05 January 2011

Melb qt-ly

The clubs are taking a well-deserved break but it’s frustrating and thin pickings for CJ. I’m in Melbourne for the first week of the new year and walking distance from Bennett’s Lane and Paris cat and both are closed, but this is a fascinating city and there’s interest enough outside jazz. The streets were vibrant; the Gallery is enrapturing; the buskers are out. This was just a stroll, but an intellectual treat. I caught Sheao playing the Chinese Erdu. The Erdu is a two-stringed violin-like bowed instrument with a sound I readily associate with East Asia. The scales seemed different but also strangely familiar, with blues-like bends and repetition but also intervals that were evidently non-Western. As far as I could make out, the Erdu is fretless but the strings are played without touching the fingerboard (not sure of this). Surprisingly for me, the hairs of the bow sit between the two strings which I guess would promote particular interval playing. I’m flummoxed by the written music, of course. The other strings I heard on the day were much more homely to me: Desmond Potts playing Bach on cello in a richly graffitied nook in a characteristic Melbourne laneway. Cello is such a satisfying tone. Desmond was variously noted and dismissed by passers-by, but that’s the way with any busker, of course.

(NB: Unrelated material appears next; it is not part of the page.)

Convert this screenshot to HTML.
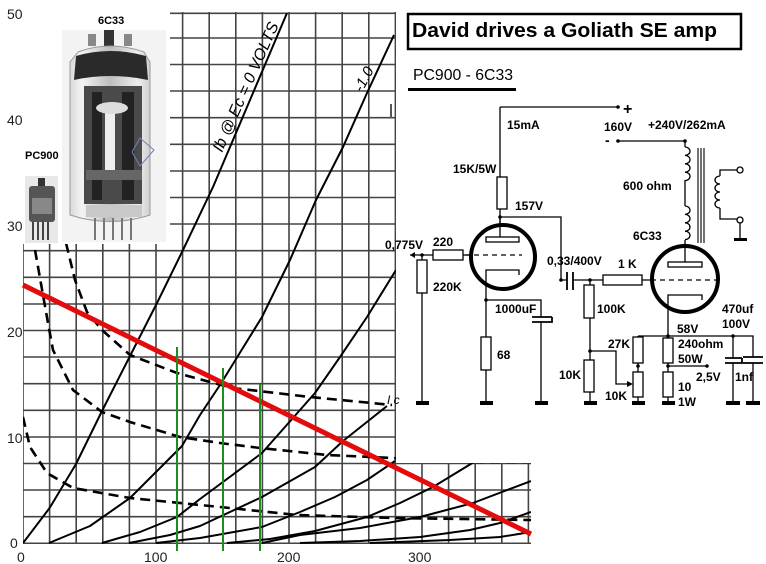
<!DOCTYPE html>
<html><head><meta charset="utf-8"><style>
html,body{margin:0;padding:0;background:#fff}
svg{display:block}
text{font-family:"Liberation Sans",Arial,sans-serif}
</style></head><body>
<svg width="766" height="564" viewBox="0 0 766 564" xmlns="http://www.w3.org/2000/svg">
<defs>
<clipPath id="gc"><polygon points="170,12 396,12 396,463 531,463 531,544 23,544 23,244 170,244"/></clipPath>
<linearGradient id="glass" x1="0" x2="1" y1="0" y2="0">
<stop offset="0" stop-color="#d8d8d8"/><stop offset="0.15" stop-color="#f4f4f4"/><stop offset="0.5" stop-color="#bdbdbd"/><stop offset="0.85" stop-color="#eeeeee"/><stop offset="1" stop-color="#cfcfcf"/></linearGradient>
</defs>
<rect width="766" height="564" fill="#fff"/>

<!-- GRID -->
<g clip-path="url(#gc)" stroke="#444" stroke-width="1.6">
<path d="M23,0V544M49.6,0V544M76.2,0V544M102.8,0V544M129.4,0V544M156,0V544M182.6,0V544M209.2,0V544M235.8,0V544M262.4,0V544M289,0V544M315.6,0V544M342.2,0V544M368.8,0V544M395.4,0V544M422,0V544M448.6,0V544M475.2,0V544M501.8,0V544M528.4,0V544"/>
<path d="M0,543.3H531M0,516.7H531M0,490H531M0,463.5H531M0,437H531M0,410.3H531M0,383.7H531M0,357H531M0,330.5H531M0,304H531M0,277.3H531M0,250.7H531M0,224H531M0,197.5H531M0,171H531M0,144.3H531M0,117.7H531M0,91H531M0,64.5H531M0,38H531M0,13.3H531"/>
</g>
<!-- curves -->
<g clip-path="url(#gc)" fill="none" stroke="#000" stroke-width="2" stroke-linejoin="round">
<polyline points="23,543 49.6,508 76,464 102,411 130,356 157,303 183,250 213,187 250,100 287,13"/>
<polyline points="49,543 90,526 130,498 160,468 182,446 200,415 220,385 262,317 290,260 316,200 343,147 367,93 394,35"/>
<polyline points="102,543 140,532 177,517 200,499 262,453 315,393 340,357 367,317 396,270"/>
<polyline points="129,543 170,535 200,526 262,497 315,467 343,441 387,406"/>
<polyline points="156,543 200,538 262,527 300,512 335,497 367,480 395,461"/>
<polyline points="227,543 270,539 315,531 367,517 400,503 433,487 474,462"/>
<polyline points="262,543 300,535 360,528 420,517 473,503 531,481"/>
<polyline points="300,543 360,541 420,537 470,530 500,523 531,512"/>
<polyline points="370,543 450,540 500,537 531,532"/>
</g>
<g clip-path="url(#gc)" fill="none" stroke="#000" stroke-width="2.6" stroke-dasharray="10,6">
<polyline points="66,243 75,280 87,312 102,330 130,355 177,373 210,382 233,388 310,397 392,405"/>
<polyline points="35,250 48,323 53,350 73,390 102,412 130,422 180,437 220,443 260,448 327,455 393,458 473,462 531,462"/>
<polyline points="23,417 30,447 47,473 73,488 130,498 220,507 297,515 393,518 531,520"/>
</g>
<text x="387" y="404" font-size="12" font-style="italic" font-family="Liberation Serif,serif">I c</text>
<!-- load line -->
<line x1="23" y1="285" x2="531" y2="534" stroke="#e30b0b" stroke-width="5"/>
<g stroke="#1e8c1e" stroke-width="2">
<line x1="177" y1="347" x2="177" y2="551"/><line x1="223" y1="368" x2="223" y2="551"/><line x1="260" y1="384" x2="260" y2="551"/>
</g>
<!-- curve labels -->
<text transform="translate(222,153) rotate(-66)" font-size="16" font-style="italic" font-family="Liberation Serif,serif" textLength="140">Ib @ Ec = 0 VOLTS</text>
<text transform="translate(362,93) rotate(-62)" font-size="15" font-style="italic" font-family="Liberation Serif,serif">-1.0</text>
<rect x="390" y="104" width="2" height="14" fill="#555"/>
<!-- axis labels -->
<g font-size="14" fill="#222">
<text x="7" y="19">50</text><text x="7" y="125">40</text><text x="7" y="231">30</text><text x="7" y="337">20</text><text x="7" y="443">10</text><text x="10" y="548">0</text>
<text x="17" y="562">0</text><text x="144" y="562">100</text><text x="277" y="562">200</text><text x="408" y="562">300</text>
</g>

<!-- photos -->
<text x="98" y="24" font-size="11" font-weight="bold" font-family="Liberation Serif,serif">6C33</text>
<text x="25" y="159" font-size="11" font-weight="bold" font-family="Liberation Serif,serif">PC900</text>
<rect x="62" y="30" width="104" height="212" fill="#f3f3f3"/>
<g>
<rect x="88" y="34" width="8" height="12" fill="#888"/><rect x="104" y="30" width="10" height="16" fill="#333"/><rect x="124" y="34" width="8" height="12" fill="#888"/>
<path d="M78,52 Q110,40 144,52 L150,62 L150,215 Q110,228 70,215 L70,62 Z" fill="url(#glass)" stroke="#999"/>
<path d="M76,56 Q110,46 146,56 L148,80 Q110,72 74,80 Z" fill="#2a2a2a"/>
<rect x="84" y="86" width="58" height="118" fill="#4a4a4a"/>
<rect x="92" y="92" width="10" height="108" fill="#222"/><rect x="122" y="92" width="12" height="108" fill="#222"/>
<rect x="105" y="110" width="10" height="60" fill="#eee"/><ellipse cx="112" cy="108" rx="16" ry="6" fill="#ddd"/>
<rect x="86" y="170" width="56" height="10" fill="#666"/>
<rect x="86" y="205" width="56" height="12" fill="#c8c8c8"/>
<path d="M95,218v22M104,218v22M113,218v22M122,218v22M131,218v22" stroke="#777" stroke-width="2"/>
<path d="M140,138 l14,12 l-14,16 l-8,-14 z" fill="none" stroke="#7080c0"/>
</g>
<rect x="25" y="176" width="33" height="67" fill="#e8e8e8"/>
<rect x="38" y="178" width="7" height="8" fill="#333"/>
<rect x="29" y="186" width="26" height="36" rx="3" fill="#555"/>
<rect x="32" y="198" width="20" height="16" fill="#888"/>
<path d="M33,222v18M38,222v18M43,222v18M48,222v18" stroke="#444" stroke-width="2"/>

<!-- title -->
<rect x="408" y="14" width="333" height="35" fill="none" stroke="#000" stroke-width="2.5"/>
<text x="412" y="37" font-size="20" font-weight="bold" textLength="305" lengthAdjust="spacingAndGlyphs">David drives a Goliath SE amp</text>
<text x="413" y="80" font-size="16" textLength="100" lengthAdjust="spacingAndGlyphs">PC900 - 6C33</text>
<line x1="408" y1="89.5" x2="516" y2="89.5" stroke="#000" stroke-width="3"/>

<!-- schematic -->
<g fill="none" stroke="#000" stroke-width="1.3">
<path d="M500,107H618M500,107V177M500,209V257"/>
<rect x="497" y="177" width="10" height="32" fill="#fff"/>
<path d="M500,217H561V280H567M573,280H603M642,280H651"/>
<path d="M567,272V290M573,272V290" stroke-width="1.8"/>
<!-- tube1 -->
<circle cx="503" cy="257" r="32" stroke-width="4" fill="#fff"/>
<path d="M500,217V237"/>
<rect x="486" y="237" width="33" height="5" fill="#fff"/>
<path d="M465,255H522" stroke-dasharray="5,4"/>
<path d="M486,300V270H519V275"/>
<path d="M486,300V337M486,370V403M486,300H541V317M541,322V403"/>
<rect x="481" y="337" width="10" height="33" fill="#fff"/>
<path d="M532,317H552M532,322H552V317" stroke-width="1.8"/>
<!-- input -->
<path d="M410,255H433M463,255H470M422,255V260M422,293V403"/>
<rect x="433" y="250" width="30" height="10" fill="#fff"/>
<rect x="417" y="260" width="10" height="33" fill="#fff"/>
<!-- interstage -->
<rect x="603" y="275" width="39" height="10" fill="#fff"/>
<path d="M590,280V285M590,318V360M590,392V403M590,351H616V384H631"/>
<rect x="584" y="285" width="10" height="33" fill="#fff"/>
<rect x="584" y="360" width="10" height="32" fill="#fff"/>
<path d="M638,336V337M638,363V372M638,397V403M638,336H753V357M753,363V403M733,336V358M733,363V403"/>
<rect x="633" y="337" width="10" height="26" fill="#fff"/>
<rect x="633" y="372" width="10" height="25" fill="#fff"/>
<path d="M725,358H742M725,363H742V358" stroke-width="1.8"/>
<path d="M743,357H763M743,363H763" stroke-width="1.8"/>
<!-- tube2 -->
<circle cx="685" cy="279" r="33" stroke-width="4" fill="#fff"/>
<rect x="668" y="262" width="34" height="5" fill="#fff"/>
<path d="M685,262V243"/>
<path d="M651,280H718" stroke-dasharray="5,4"/>
<path d="M668,336V295H702V300"/>
<path d="M668,336V338M668,363V372M668,397V403M668,366H707"/>
<rect x="663" y="338" width="10" height="25" fill="#fff"/>
<rect x="663" y="372" width="10" height="25" fill="#fff"/>
<!-- transformer -->
<path d="M618,141H685V147M685,180V206"/>
<path d="M685,147a5,4.2 0 1 1 0,8.4a5,4.2 0 1 1 0,8.4a5,4.2 0 1 1 0,8.4a5,4.2 0 1 1 0,8.4"/>
<path d="M685,206a5,4.2 0 1 1 0,8.4a5,4.2 0 1 1 0,8.4a5,4.2 0 1 1 0,8.4a5,4.2 0 1 1 0,8.4"/>
<path d="M685,240V244"/>
<path d="M698,148V243M701,148V243M704,148V243" stroke-width="1.1"/>
<path d="M739,170H720V176M720,176a5,4 0 1 0 0,8a5,4 0 1 0 0,8a5,4 0 1 0 0,8a5,4 0 1 0 0,8M720,208V219H739M740,223V239"/>
<circle cx="740" cy="170" r="3" fill="#fff"/><circle cx="740" cy="220" r="3" fill="#fff"/>
</g>
<g fill="#000">
<circle cx="618" cy="107" r="1.8"/><circle cx="618" cy="141" r="1.8"/><circle cx="685" cy="141" r="1.8"/>
<circle cx="500" cy="217" r="1.8"/><circle cx="486" cy="300" r="1.8"/><circle cx="422" cy="255" r="1.8"/><circle cx="561" cy="280" r="1.8"/>
<circle cx="590" cy="280" r="1.8"/><circle cx="590" cy="351" r="1.8"/><circle cx="668" cy="336" r="1.8"/><circle cx="733" cy="336" r="1.8"/>
<circle cx="638" cy="366" r="1.8"/><circle cx="668" cy="366" r="1.8"/><circle cx="707" cy="366" r="1.8"/>
<polygon points="410,255 415,252 415,258"/><polygon points="633,384 627,381 627,387"/>
<rect x="416" y="401" width="13" height="4"/><rect x="480" y="401" width="13" height="4"/><rect x="535" y="401" width="13" height="4"/>
<rect x="584" y="401" width="13" height="4"/><rect x="632" y="401" width="13" height="4"/><rect x="662" y="401" width="13" height="4"/>
<rect x="726" y="401" width="14" height="4"/><rect x="746" y="401" width="14" height="4"/><rect x="734" y="238" width="13" height="3"/>
</g>
<g font-size="12" font-weight="bold">
<text x="623" y="114" font-size="16">+</text><text x="605" y="145" font-size="14">-</text>
<text x="507" y="129">15mA</text><text x="453" y="173">15K/5W</text><text x="515" y="210">157V</text>
<text x="385" y="249">0,775V</text><text x="433" y="246">220</text><text x="433" y="291">220K</text>
<text x="495" y="313">1000uF</text><text x="497" y="359">68</text><text x="547" y="265">0,33/400V</text>
<text x="618" y="268">1 K</text><text x="597" y="313">100K</text><text x="559" y="379">10K</text>
<text x="608" y="348">27K</text><text x="605" y="400">10K</text><text x="677" y="333">58V</text>
<text x="678" y="348">240ohm</text><text x="678" y="363">50W</text><text x="696" y="381">2,5V</text>
<text x="678" y="391">10</text><text x="678" y="406">1W</text><text x="722" y="313">470uf</text>
<text x="722" y="328">100V</text><text x="735" y="381">1nf</text><text x="633" y="240">6C33</text>
<text x="623" y="190">600 ohm</text><text x="604" y="131">160V</text><text x="648" y="129">+240V/262mA</text>
</g>
</svg>
</body></html>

I was strolling to the National Gallery of Victoria. A few years ago I marvelled at some antiquities and was delighted by early mediaeval European works. This time it was C17-C18 European paintings and a little photography and decorative art, and some sadly disappointing contemporary art. Also interesting was a new room, only opened 10 days ago, with massed art in the style I’ve seen in the Pitti Gallery (Florence) and some other spots in Europe. I loved that: enthralling and overwhelming and obviously popular. This is a great gallery: the wealth of the Victorian gold rushes continues to provide for a wonderful collection. It reminds me of a stunning fact: at the time of the gold rushes, for two years Ballarat was the richest metropolitan area in the world. Ballarat a beautiful town with an oddly satisfying gallery, but who could conceive of that now? And thanks to the NGV's sensible approach to photography: it's OK but no flash.